By Kevin Theissen
If you’ve been to the grocery store recently, you’ve noticed sharp increase in prices. The effects of the Covid-19 pandemic are still affecting global supply chains. Recent U.S. inflation levels have surpassed 9% year-over-year in June, according to Statista.
The price of eggs rose 33% between June 2021 and June 2022 and butter (21%), flour (19%), chicken (18%) and milk (16%) had some of the highest price increases. While in the fall of 2021, cars and red meats were products driving inflation, those prices have stabilized compared to other products. Food price increases in general stayed above average at 10.4%, with shop prices that rose by 12.2% outdoing food outside the home expenses which only rose by 7.7%.
Dairy was one of the food classes most affected by inflation, becoming more than 13.5% more expensive over the course of a year. Fresh vegetables increased in price more moderately at an additional 6.5%.

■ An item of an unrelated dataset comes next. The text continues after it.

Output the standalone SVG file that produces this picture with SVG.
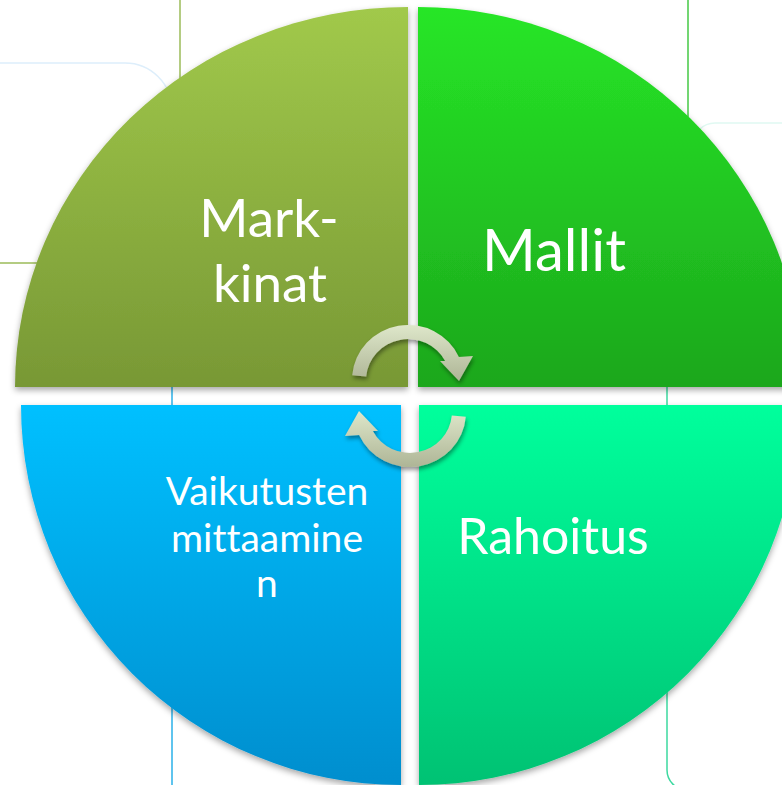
<svg xmlns="http://www.w3.org/2000/svg" width="782" height="785" viewBox="0 0 782 785">
  <style>
    .bg { fill: none; stroke-width: 1.5; }
    .lbl { font-family: Lato, "Open Sans", "Liberation Sans", sans-serif; fill: #ffffff; text-anchor: middle; font-variant-ligatures: none; font-feature-settings: "liga" 0, "clig" 0; }
    .quad { filter: url(#qshadow); }
  </style>
  <defs>
    <linearGradient id="gTL" x1="0" y1="0" x2="0" y2="1">
      <stop offset="0" stop-color="#A1C94B"/>
      <stop offset="1" stop-color="#789835"/>
    </linearGradient>
    <linearGradient id="gTR" x1="0" y1="0" x2="0" y2="1">
      <stop offset="0" stop-color="#27E627"/>
      <stop offset="1" stop-color="#1CA71C"/>
    </linearGradient>
    <linearGradient id="gBL" x1="0" y1="0" x2="0" y2="1">
      <stop offset="0" stop-color="#00C0FF"/>
      <stop offset="1" stop-color="#008ECE"/>
    </linearGradient>
    <linearGradient id="gBR" x1="0" y1="0" x2="0" y2="1">
      <stop offset="0" stop-color="#00FF9C"/>
      <stop offset="1" stop-color="#00C273"/>
    </linearGradient>
    <linearGradient id="gArr" x1="0" y1="0" x2="0" y2="1">
      <stop offset="0" stop-color="#DEE7CA"/>
      <stop offset="1" stop-color="#AEB596"/>
    </linearGradient>
    <linearGradient id="gArrR" x1="0" y1="1" x2="0" y2="0">
      <stop offset="0" stop-color="#DEE7CA"/>
      <stop offset="1" stop-color="#AEB596"/>
    </linearGradient>
    <filter id="qshadow" x="-10%" y="-10%" width="120%" height="120%">
      <feDropShadow dx="0" dy="3" stdDeviation="3" flood-color="#000" flood-opacity="0.35"/>
    </filter>
    <filter id="ashadow" x="-20%" y="-20%" width="140%" height="150%">
      <feDropShadow dx="1" dy="3" stdDeviation="2" flood-color="#000" flood-opacity="0.4"/>
    </filter>
  </defs>

  <rect width="782" height="785" fill="#ffffff"/>

  <g id="background">
    <path class="bg" d="M180,0 V95" stroke="#9BBB59"/>
    <path class="bg" d="M0,263 H60" stroke="#9BBB59"/>
    <path class="bg" d="M0,63 H125 A47,47 0 0 1 172,110" stroke="#DDEEFB"/>
    <path class="bg" d="M688,0 V135" stroke="#44C844"/>
    <path class="bg" d="M693,145 A22,22 0 0 1 715,123 H782" stroke="#E0F9F2"/>
    <path class="bg" d="M667,370 V770 A20,20 0 0 0 687,790" stroke="#3CD9A0"/>
    <path class="bg" d="M172,300 V785" stroke="#2AB0E8"/>
  </g>

  <g id="node-markkinat">
    <path class="quad" d="M408,387 H15 A393,380 0 0 1 408,7 Z" fill="url(#gTL)"/>
    <text class="lbl" x="269" y="237" font-size="53">Mark-</text>
    <text class="lbl" x="270" y="302" font-size="53">kinat</text>
  </g>

  <g id="node-mallit">
    <path class="quad" d="M418,387 V7 A385,380 0 0 1 803,387 Z" fill="url(#gTR)"/>
    <text class="lbl" x="554" y="271" font-size="58">Mallit</text>
  </g>

  <g id="node-vaikutusten">
    <path class="quad" d="M401,405 V785 A380,380 0 0 1 21,405 Z" fill="url(#gBL)"/>
    <text class="lbl" x="267" y="505" font-size="39">Vaikutusten</text>
    <text class="lbl" x="267" y="552" font-size="39">mittaamine</text>
    <text class="lbl" x="267" y="597" font-size="39">n</text>
  </g>

  <g id="node-rahoitus">
    <path class="quad" d="M419,405 H799 A380,380 0 0 1 419,785 Z" fill="url(#gBR)"/>
    <text class="lbl" x="553" y="554" font-size="50">Rahoitus</text>
  </g>

  <g id="connectors">
    <g filter="url(#ashadow)">
      <path d="M352.2,375.2 A56,55 0 0 1 458.9,357 L473,356 L459,381 L440,361 L445.2,361 A42,41 0 0 0 366.2,376.4 Z" fill="url(#gArr)"/>
    </g>
    <g filter="url(#ashadow)">
      <path transform="rotate(180 409 396)" d="M352.2,375.2 A56,55 0 0 1 458.9,357 L473,356 L459,381 L440,361 L445.2,361 A42,41 0 0 0 366.2,376.4 Z" fill="url(#gArrR)"/>
    </g>
  </g>
</svg>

Food and energy are usually considered the most volatile items in the CPI. Oil products especially experienced huge price volatility throughout the coronavirus pandemic. Still, price dips due to Covid-19 have been compensated and surpassed by a large margin. While the price of energy was up by 41.6% over the last 12 months and 24.5% in the year before that, it had also fallen by 12.6% between June 2019 and June 2020. Yet, even when subtracting the increasingly pricey food and energy categories, an annual increase of 5.9% remains out of the overall CPI increase of 9.1%.
Kevin Theissen is the owner and financial advisor of HWC Financial in Ludlow.